Tigray defies Abiy by going ahead with its own elections on September 9. Addis Ababa brands the Tigray government unlawful, while Tigrayan leaders in turn no longer recognise Abiy’s administration.


Federal funds to the region are slashed, which the TPLF says is “tantamount to an act of war”.

– Fighting starts –

On November 4, Abiy orders a military response to a deadly “traitorous” attack on federal army camps in Tigray. The TPLF denies responsibility and says the reported attack is a pretext for an “invasion”.

Two days later, with fighting intensifying, Abiy sacks the head of the military, whose top brass contains many battle-hardened Tigrayans.

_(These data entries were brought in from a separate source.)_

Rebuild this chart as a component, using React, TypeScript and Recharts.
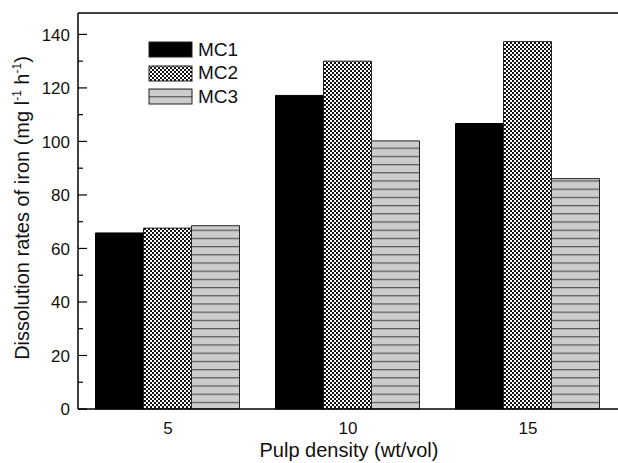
import { BarChart, Bar, XAxis, YAxis, ReferenceLine, Label } from 'recharts';

const categories = ['5', '10', '15'];
const mc1 = [65.8, 117.2, 106.7];
const mc2 = [67.6, 130.0, 137.3];
const mc3 = [68.5, 100.2, 86.1];
const yTicks = [0, 10, 20, 30, 40, 50, 60, 70, 80, 90, 100, 110, 120, 130, 140];

const data = categories.map((c, i) => ({ density: c, MC1: mc1[i], MC2: mc2[i], MC3: mc3[i] }));

const FONT = '"Liberation Sans", Arial, sans-serif';

const fills: Record<string, string> = {
  MC1: '#000000',
  MC2: 'url(#checker)',
  MC3: 'url(#hlines)',
};

const YTick = (props: any) => {
  const { x, y, payload } = props;
  const major = payload.value % 20 === 0;
  return (
    <g>
      <line x1={x} x2={x + (major ? 9 : 5)} y1={y} y2={y} stroke="#000" strokeWidth={1.2} />
      {major && (
        <text x={x - 8} y={y} dy="0.36em" textAnchor="end" fontSize={17} fontFamily={FONT} fill="#111">
          {payload.value}
        </text>
      )}
    </g>
  );
};

const XTick = (props: any) => {
  const { x, y, payload } = props;
  return (
    <text x={x} y={y + 25} textAnchor="middle" fontSize={17} fontFamily={FONT} fill="#111">
      {payload.value}
    </text>
  );
};

const YTitle = () => (
  <text
    x={0}
    y={0}
    transform="translate(29, 208) rotate(-90)"
    textAnchor="middle"
    fontSize={20}
    fontFamily={FONT}
    fill="#111"
  >
    Dissolution rates of iron (mg l
    <tspan dy={-8} fontSize={12}>-1</tspan>
    <tspan dy={8}> h</tspan>
    <tspan dy={-8} fontSize={12}>-1</tspan>
    <tspan dy={8}>)</tspan>
  </text>
);

const LegendBox = () => (
  <div style={{ position: 'absolute', left: 148, top: 38, fontFamily: FONT, fontSize: 19, color: '#111' }}>
    {['MC1', 'MC2', 'MC3'].map((k) => (
      <div key={k} style={{ display: 'flex', alignItems: 'center', height: 23.5 }}>
        <svg width={46} height={17} style={{ marginRight: 4 }}>
          <rect x={1} y={1} width={43} height={15} fill={fills[k]} stroke="#222" strokeWidth={1} />
        </svg>
        <span>{k}</span>
      </div>
    ))}
  </div>
);

export default function App() {
  return (
    <div style={{ position: 'absolute', left: 0, top: 0, width: 618, height: 463, background: '#fff', overflow: 'hidden' }}>
      <BarChart
        width={618}
        height={463}
        data={data}
        margin={{ top: 13, right: 0, bottom: 0, left: 0 }}
        barCategoryGap={17.5}
        barGap={0}
      >
        <defs>
          <pattern id="checker" patternUnits="userSpaceOnUse" width={4} height={4}>
            <rect width={4} height={4} fill="#fff" />
            <rect x={0} y={0} width={2} height={2} fill="#111" />
            <rect x={2} y={2} width={2} height={2} fill="#111" />
          </pattern>
          <pattern id="hlines" patternUnits="userSpaceOnUse" width={8} height={8.2}>
            <rect width={8} height={8.2} fill="#cccccc" />
            <rect x={0} y={0} width={8} height={1.2} fill="#555" />
          </pattern>
        </defs>
        <XAxis
          dataKey="density"
          height={54}
          axisLine={{ stroke: '#000', strokeWidth: 1.5 }}
          tickLine={false}
          tickSize={0}
          tickMargin={0}
          tick={<XTick />}
        >
          <Label
            content={() => (
              <text x={349} y={457} textAnchor="middle" fontSize={20} fontFamily={FONT} fill="#111">
                Pulp density (wt/vol)
              </text>
            )}
          />
        </XAxis>
        <YAxis
          domain={[0, 148]}
          ticks={yTicks}
          width={78}
          interval={0}
          axisLine={{ stroke: '#000', strokeWidth: 1.5 }}
          tickLine={false}
          tickSize={0}
          tickMargin={0}
          tick={<YTick />}
        >
          <Label content={() => <YTitle />} />
        </YAxis>
        <ReferenceLine y={148} stroke="#000" strokeWidth={1.5} />
        <Bar dataKey="MC1" fill={fills.MC1} stroke="#000" strokeWidth={1} isAnimationActive={false} />
        <Bar dataKey="MC2" fill={fills.MC2} stroke="#222" strokeWidth={1} isAnimationActive={false} />
        <Bar dataKey="MC3" fill={fills.MC3} stroke="#222" strokeWidth={1} isAnimationActive={false} />
      </BarChart>
      <LegendBox />
    </div>
  );
}
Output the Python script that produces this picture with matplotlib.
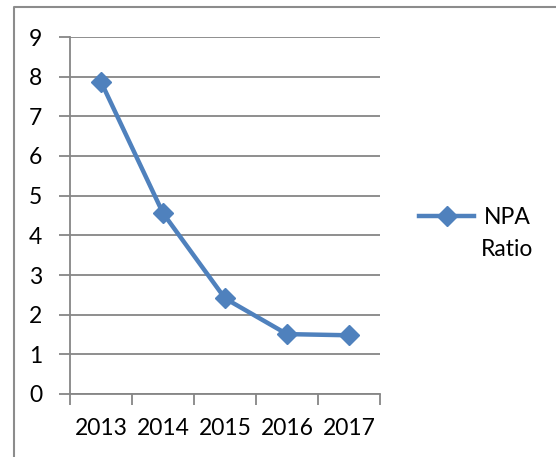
import matplotlib.pyplot as plt
from matplotlib.lines import Line2D

# data
years = ['2013', '2014', '2015', '2016', '2017']
npa_ratio = [7.87, 4.56, 2.41, 1.51, 1.48]
yticks = list(range(0, 10))

blue = '#4F81BD'
grey = '#868686'
fs = 16.5

plt.rcParams['font.family'] = ['Lato', 'DejaVu Sans']

fig = plt.figure(figsize=(5.56, 4.57), dpi=100)
ax = fig.add_axes([70/556, 1 - 394/457, 310/556, 357/457])

x = list(range(len(years)))
line, = ax.plot(x, npa_ratio, color=blue, lw=3.2, marker='D', ms=10.5,
                markerfacecolor=blue, markeredgecolor=blue, clip_on=False,
                zorder=3)

ax.set_xlim(-0.5, len(years) - 0.5)
ax.set_ylim(0, 9)
ax.set_yticks(yticks)
ax.set_xticks(x)
ax.set_xticklabels(years, fontsize=fs)
ax.set_xticks([i - 0.5 for i in range(len(years) + 1)], minor=True)
ax.tick_params(axis='x', which='major', length=0, pad=17)
ax.tick_params(axis='x', which='minor', length=8, width=1.3, color=grey)
ax.tick_params(axis='y', length=8, width=1.3, color=grey, labelsize=fs, pad=12)

ax.grid(axis='y', color=grey, lw=1.3)
ax.set_axisbelow(True)
for s in ['top', 'right']:
    ax.spines[s].set_visible(False)
for s in ['left', 'bottom']:
    ax.spines[s].set_color(grey)
    ax.spines[s].set_linewidth(1.3)

# legend: handle lines up with the first word, second word wraps below
fig.legend([line], ['NPA'], loc='center left',
           bbox_to_anchor=(419/556, 1 - 218/457), frameon=False,
           fontsize=fs, handlelength=2.4, handletextpad=0.45,
           borderpad=0, borderaxespad=0)
fig.text(507/556, 1 - 249/457, 'Ratio', fontsize=fs, ha='center', va='center')

# outer border (left and top only visible)
fig.add_artist(Line2D([14/556, 14/556, 1.0], [0.0, 1 - 7/457, 1 - 7/457],
                      transform=fig.transFigure, color='#8c8c8c', lw=1.5))

fig.savefig('out.png', dpi=100)
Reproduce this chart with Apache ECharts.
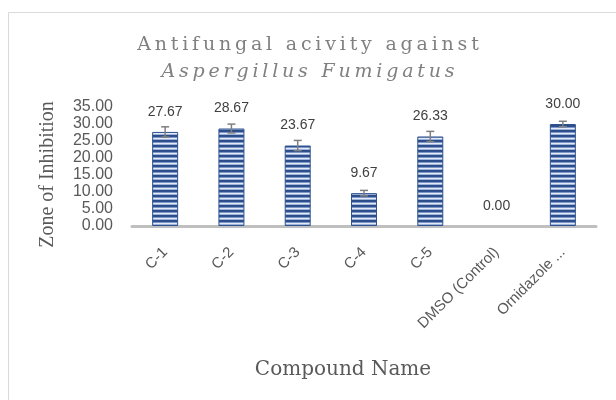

On November 9, Ethiopia carries out air strikes on Tigray with Abiy saying the operation will be all over “soon”.

– Refugees and ‘war crimes’ –
Thousands of refugees flee into neighbouring Sudan as the African Union follows the UN in demanding an end to the fighting.


An Ethiopian migrant who fled intense fighting in their homeland of Tigray, prepares a meal near a makeshift shelter at the border reception centre of Hamdiyet, in the eastern Sudanese state of Kasala, on November 14, 2020. Ebrahim HAMID / AFP


Refugee flows later swell to almost 25,000.

On November 12, Amnesty International says many civilians have been killed in a massacre which witnesses say was carried out by forces loyal to the Tigray government. The TPLF denies involvement.

The next day the UN calls for an inquiry into “war crimes” in the region.

That night Tigray fires “missiles” at two airports it claims are being used by the Ethiopian military in the neighbouring state of Amhara.

– Eritrea attacked –
On Saturday, Tigray threatens missile attacks on Asmara, the capital of neighbouring Eritrea. It says Eritrea is helping the federal forces.

Later in the evening the area around Asmara’s airport is hit by several rocket strikes, prompting fears of a regional conflict.

Tigray’s president Debretsion Gebremichael claims reponsibility Sunday, saying Ethiopian fighters were using the airport.